— START OF Listed entries —

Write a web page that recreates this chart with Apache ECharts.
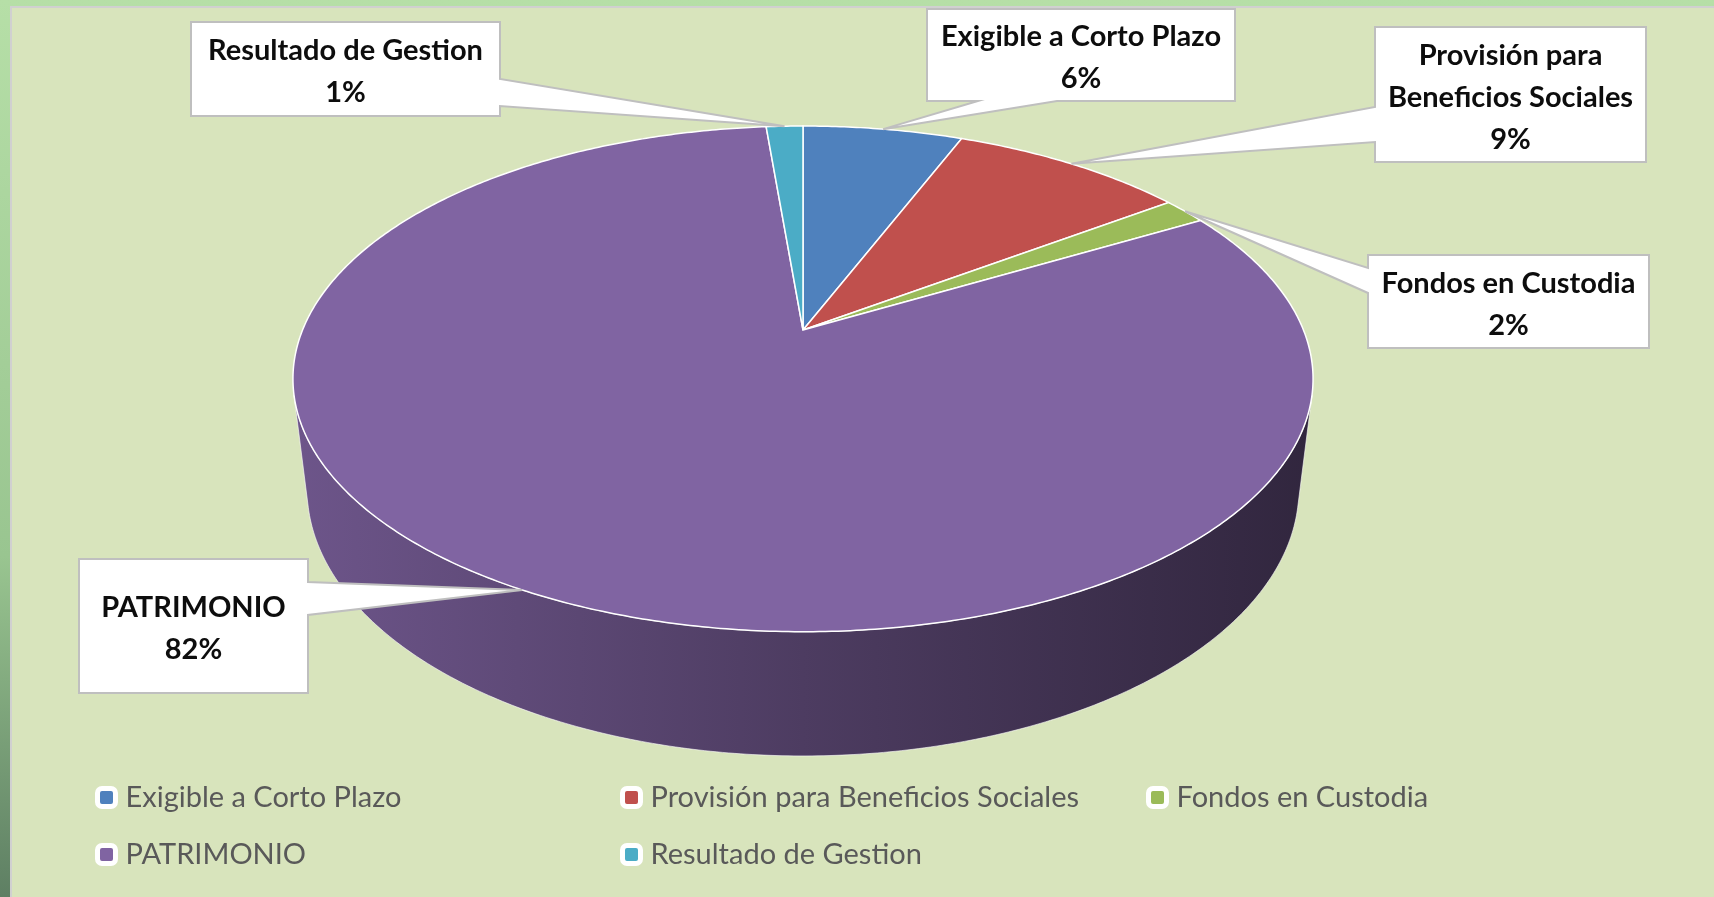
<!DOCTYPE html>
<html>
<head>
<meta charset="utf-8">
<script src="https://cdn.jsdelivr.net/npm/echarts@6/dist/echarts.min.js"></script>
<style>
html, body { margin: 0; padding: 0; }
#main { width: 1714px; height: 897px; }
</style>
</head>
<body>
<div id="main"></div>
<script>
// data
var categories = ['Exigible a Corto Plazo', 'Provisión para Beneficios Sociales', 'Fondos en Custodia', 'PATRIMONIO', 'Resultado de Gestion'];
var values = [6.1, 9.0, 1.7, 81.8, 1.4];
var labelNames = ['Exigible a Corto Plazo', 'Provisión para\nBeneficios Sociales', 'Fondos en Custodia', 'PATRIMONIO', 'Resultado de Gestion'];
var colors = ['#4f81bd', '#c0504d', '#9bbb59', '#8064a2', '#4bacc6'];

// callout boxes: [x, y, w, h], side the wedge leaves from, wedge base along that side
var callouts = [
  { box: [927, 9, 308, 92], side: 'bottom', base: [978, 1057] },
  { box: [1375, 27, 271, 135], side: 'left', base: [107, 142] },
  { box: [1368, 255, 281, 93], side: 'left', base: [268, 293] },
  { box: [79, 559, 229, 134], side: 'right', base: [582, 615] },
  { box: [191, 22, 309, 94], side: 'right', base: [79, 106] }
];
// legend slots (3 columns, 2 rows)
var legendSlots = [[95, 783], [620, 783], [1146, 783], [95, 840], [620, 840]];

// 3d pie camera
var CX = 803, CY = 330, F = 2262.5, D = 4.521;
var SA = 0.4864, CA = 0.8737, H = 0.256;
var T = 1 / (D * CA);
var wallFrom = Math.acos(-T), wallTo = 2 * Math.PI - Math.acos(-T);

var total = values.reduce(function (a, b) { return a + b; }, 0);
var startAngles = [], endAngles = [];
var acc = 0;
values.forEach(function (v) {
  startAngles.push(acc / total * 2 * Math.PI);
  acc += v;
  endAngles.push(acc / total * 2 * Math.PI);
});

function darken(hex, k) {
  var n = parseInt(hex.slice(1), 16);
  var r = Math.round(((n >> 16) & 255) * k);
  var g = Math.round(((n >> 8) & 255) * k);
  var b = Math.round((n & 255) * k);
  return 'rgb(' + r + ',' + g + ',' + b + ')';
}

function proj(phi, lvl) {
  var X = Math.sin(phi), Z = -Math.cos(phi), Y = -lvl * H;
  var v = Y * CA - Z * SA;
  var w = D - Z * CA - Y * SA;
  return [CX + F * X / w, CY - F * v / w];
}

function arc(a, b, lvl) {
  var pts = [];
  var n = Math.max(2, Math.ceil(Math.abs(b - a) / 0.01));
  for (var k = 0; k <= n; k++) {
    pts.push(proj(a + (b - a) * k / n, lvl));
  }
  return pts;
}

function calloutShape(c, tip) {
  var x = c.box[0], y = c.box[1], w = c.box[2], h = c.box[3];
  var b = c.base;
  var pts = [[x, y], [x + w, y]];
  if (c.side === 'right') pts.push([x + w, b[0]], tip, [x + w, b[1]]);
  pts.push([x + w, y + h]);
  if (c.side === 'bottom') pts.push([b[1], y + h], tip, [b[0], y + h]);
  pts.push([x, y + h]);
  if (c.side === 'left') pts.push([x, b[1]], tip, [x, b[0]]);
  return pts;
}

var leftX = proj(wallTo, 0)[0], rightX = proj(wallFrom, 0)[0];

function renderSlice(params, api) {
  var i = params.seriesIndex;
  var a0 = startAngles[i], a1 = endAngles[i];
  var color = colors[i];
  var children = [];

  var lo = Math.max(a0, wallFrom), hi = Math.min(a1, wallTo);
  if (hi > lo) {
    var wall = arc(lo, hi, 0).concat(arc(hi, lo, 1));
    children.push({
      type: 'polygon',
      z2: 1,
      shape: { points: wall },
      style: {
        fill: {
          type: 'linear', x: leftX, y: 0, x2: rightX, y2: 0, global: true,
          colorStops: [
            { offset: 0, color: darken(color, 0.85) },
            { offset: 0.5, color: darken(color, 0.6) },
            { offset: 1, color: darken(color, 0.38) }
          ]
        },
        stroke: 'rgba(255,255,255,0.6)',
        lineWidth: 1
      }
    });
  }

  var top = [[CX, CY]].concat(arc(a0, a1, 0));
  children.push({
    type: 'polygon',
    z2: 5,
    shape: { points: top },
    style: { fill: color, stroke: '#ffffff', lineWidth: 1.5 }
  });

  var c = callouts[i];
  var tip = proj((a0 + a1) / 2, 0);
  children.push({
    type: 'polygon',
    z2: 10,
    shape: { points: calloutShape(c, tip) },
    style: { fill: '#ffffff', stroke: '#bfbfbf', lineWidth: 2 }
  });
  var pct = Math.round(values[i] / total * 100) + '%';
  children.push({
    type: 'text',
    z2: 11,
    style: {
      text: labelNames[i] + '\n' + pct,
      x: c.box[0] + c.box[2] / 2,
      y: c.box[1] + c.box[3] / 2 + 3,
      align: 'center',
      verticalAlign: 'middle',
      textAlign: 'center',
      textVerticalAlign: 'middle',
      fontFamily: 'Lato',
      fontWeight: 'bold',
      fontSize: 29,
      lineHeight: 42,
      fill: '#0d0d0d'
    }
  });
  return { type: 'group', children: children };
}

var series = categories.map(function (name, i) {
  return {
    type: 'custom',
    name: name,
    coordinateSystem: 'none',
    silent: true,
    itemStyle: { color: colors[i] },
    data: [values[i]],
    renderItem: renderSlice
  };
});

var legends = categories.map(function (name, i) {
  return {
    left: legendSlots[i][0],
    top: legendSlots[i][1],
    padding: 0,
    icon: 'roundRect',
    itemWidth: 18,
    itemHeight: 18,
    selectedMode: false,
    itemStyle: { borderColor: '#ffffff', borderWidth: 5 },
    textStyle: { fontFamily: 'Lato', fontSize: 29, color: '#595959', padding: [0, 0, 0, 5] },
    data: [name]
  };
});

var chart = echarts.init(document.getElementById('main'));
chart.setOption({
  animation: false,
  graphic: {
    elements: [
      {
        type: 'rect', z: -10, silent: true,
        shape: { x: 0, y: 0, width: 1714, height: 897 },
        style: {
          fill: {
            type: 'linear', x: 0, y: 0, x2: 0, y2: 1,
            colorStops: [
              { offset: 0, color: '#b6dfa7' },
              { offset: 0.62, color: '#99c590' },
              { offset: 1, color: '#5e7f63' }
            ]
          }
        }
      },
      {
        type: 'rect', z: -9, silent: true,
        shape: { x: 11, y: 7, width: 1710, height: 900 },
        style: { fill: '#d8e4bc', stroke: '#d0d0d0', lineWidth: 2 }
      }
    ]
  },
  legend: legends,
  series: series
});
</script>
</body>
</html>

— END OF Listed entries —
— START OF Listed entries —

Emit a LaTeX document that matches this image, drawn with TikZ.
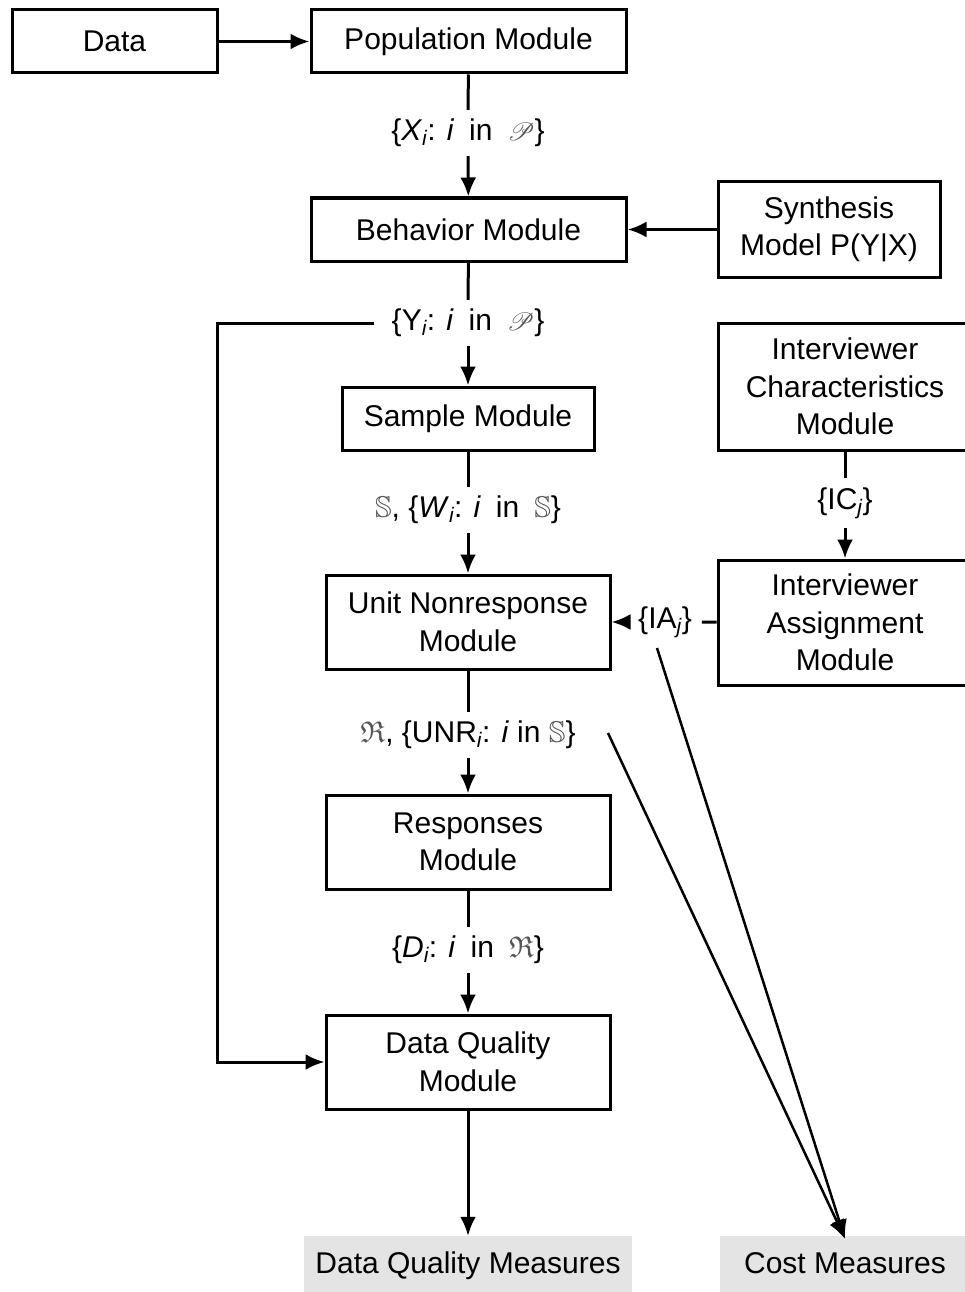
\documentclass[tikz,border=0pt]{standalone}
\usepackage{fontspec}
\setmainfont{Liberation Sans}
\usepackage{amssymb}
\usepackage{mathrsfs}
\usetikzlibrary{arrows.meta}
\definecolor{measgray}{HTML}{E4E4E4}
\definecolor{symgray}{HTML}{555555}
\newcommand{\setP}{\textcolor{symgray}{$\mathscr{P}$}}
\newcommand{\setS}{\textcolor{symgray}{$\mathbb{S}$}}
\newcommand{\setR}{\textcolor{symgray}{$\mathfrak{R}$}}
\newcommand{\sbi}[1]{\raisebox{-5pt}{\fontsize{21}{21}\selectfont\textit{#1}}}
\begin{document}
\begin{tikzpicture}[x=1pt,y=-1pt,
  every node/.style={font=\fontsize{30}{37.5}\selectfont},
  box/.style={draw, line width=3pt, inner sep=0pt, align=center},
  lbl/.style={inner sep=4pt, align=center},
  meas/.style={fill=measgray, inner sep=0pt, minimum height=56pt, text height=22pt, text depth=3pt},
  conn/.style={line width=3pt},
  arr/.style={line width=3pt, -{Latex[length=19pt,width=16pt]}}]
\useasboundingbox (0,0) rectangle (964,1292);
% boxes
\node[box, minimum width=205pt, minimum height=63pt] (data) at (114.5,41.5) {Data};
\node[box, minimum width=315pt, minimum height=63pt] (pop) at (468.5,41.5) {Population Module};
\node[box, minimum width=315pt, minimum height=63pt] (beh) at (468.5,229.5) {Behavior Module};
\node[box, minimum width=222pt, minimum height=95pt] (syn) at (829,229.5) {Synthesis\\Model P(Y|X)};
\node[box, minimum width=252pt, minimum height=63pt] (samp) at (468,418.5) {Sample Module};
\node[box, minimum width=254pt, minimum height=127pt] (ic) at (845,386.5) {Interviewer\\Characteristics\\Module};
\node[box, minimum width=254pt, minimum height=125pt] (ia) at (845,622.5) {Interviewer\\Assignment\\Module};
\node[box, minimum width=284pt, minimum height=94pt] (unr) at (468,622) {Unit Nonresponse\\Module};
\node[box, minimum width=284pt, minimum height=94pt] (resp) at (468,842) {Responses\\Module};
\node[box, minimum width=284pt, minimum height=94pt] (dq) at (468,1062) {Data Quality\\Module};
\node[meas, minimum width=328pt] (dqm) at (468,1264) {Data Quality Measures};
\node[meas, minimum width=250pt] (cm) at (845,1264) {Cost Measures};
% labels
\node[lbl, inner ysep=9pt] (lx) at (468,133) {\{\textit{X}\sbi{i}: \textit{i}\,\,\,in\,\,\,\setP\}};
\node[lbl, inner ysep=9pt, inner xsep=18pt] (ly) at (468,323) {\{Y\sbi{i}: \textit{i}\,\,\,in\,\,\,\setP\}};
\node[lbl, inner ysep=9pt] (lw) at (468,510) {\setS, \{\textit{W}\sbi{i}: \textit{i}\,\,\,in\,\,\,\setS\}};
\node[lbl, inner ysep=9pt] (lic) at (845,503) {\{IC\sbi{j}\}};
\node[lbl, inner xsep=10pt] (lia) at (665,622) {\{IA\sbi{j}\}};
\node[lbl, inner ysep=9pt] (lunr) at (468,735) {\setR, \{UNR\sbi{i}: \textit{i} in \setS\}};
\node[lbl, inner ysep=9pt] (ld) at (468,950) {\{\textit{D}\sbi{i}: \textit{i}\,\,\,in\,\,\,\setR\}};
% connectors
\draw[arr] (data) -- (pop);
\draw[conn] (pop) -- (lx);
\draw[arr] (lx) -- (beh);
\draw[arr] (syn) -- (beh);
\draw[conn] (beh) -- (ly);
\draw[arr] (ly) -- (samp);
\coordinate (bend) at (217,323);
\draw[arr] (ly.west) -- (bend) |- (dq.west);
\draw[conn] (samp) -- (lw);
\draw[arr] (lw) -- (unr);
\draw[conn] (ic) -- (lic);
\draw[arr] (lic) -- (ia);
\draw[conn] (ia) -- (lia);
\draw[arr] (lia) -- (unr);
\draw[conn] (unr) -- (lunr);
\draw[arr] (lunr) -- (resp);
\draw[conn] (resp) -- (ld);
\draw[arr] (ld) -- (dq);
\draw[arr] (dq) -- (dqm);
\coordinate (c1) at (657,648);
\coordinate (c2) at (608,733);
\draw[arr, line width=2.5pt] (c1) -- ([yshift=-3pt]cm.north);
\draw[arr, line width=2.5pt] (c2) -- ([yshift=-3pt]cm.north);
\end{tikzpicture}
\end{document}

— END OF Listed entries —
— START OF Listed entries —

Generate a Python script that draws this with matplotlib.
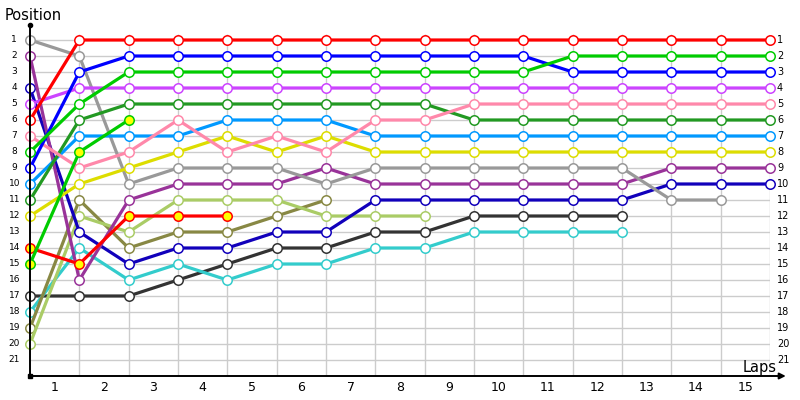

— END OF Listed entries —

Your instructions =
Filter lines by "this" and return each hit.

Correct result =
Write a web page that recreates this chart with Apache ECharts.
Emit a LaTeX document that matches this image, drawn with TikZ.
Generate a Python script that draws this with matplotlib.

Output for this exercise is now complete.